The AJ26 testing is part of NASA's new direction for space exploration. Under NASA's proposed fiscal year 2011 budget, NASA will work closer with commercial interests to develop space travel capabilities.
The Aerojet AJ26 is a prime example of that new direction and of the immediate future of Stennis, which completed engine testing for remaining space shuttle flights last July. The AJ26 is the first new engine in years to be tested at Stennis and representative of the commercial work the facility now is pursuing. The center also provides RS-68 rocket engine testing for Pratt & Whitney Rocketdyne.
Stennis operators have been modifying their E-1 Test Stand since last April in order to test the AJ26 engines. Work has included construction of a 27-foot-deep flame deflector trench, which was toured by media during the Feb. 24 press conference.
Orbital is working in partnership with NASA under the agency's Commercial Orbital Transportations Services (COTS) joint research and development project. Orbital is under contract with NASA through the Commercial Resupply Services program to provide eight cargo missions to the ISS through 2015. The AJ26 Aerojet engines will power Orbital's Taurus II space launch vehicle for the supply missions.

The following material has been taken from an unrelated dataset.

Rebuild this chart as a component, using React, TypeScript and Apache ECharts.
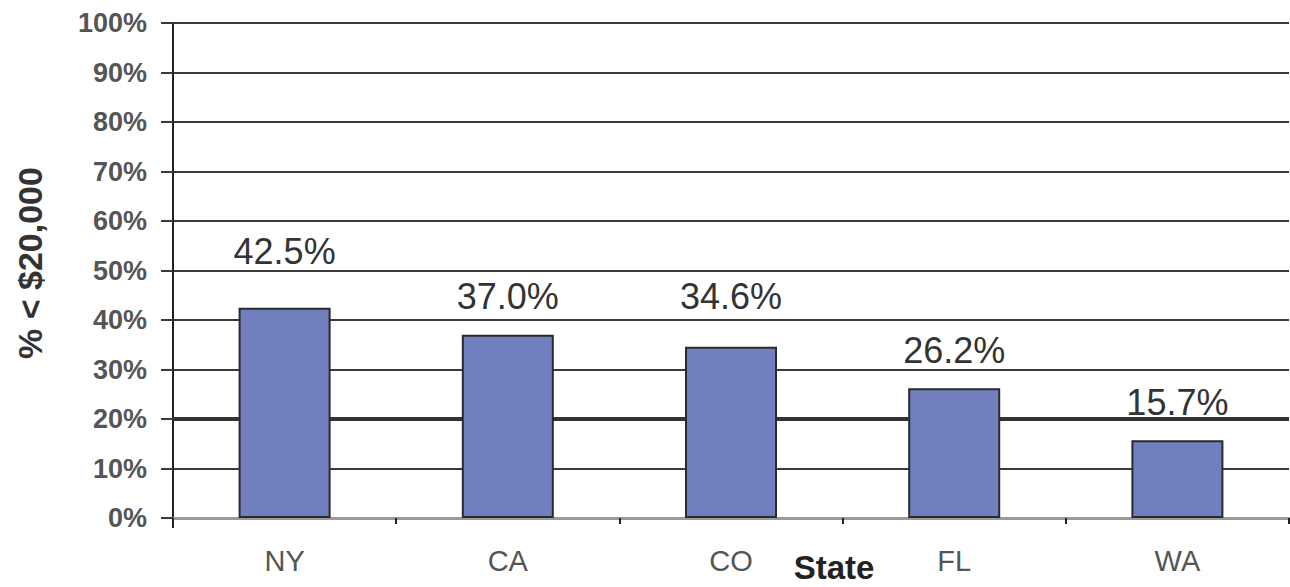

"Our team is very excited to begin the ground testing of the AJ26 engine here at Stennis, one of the great rocket engine testing facilities in the world," Orbital President and Chief Operating Officer J.R. Thompson added. "We have worked with the NASA's Stennis staff and our Aerojet counterparts to develop and install facility upgrades to accommodate our particular needs, and we are pleased with the results. As currently envisioned, each AJ26 engine that will be used aboard our Taurus II rocket will come through the Stennis facility for prelaunch testing, prior to being integrated with the rocket."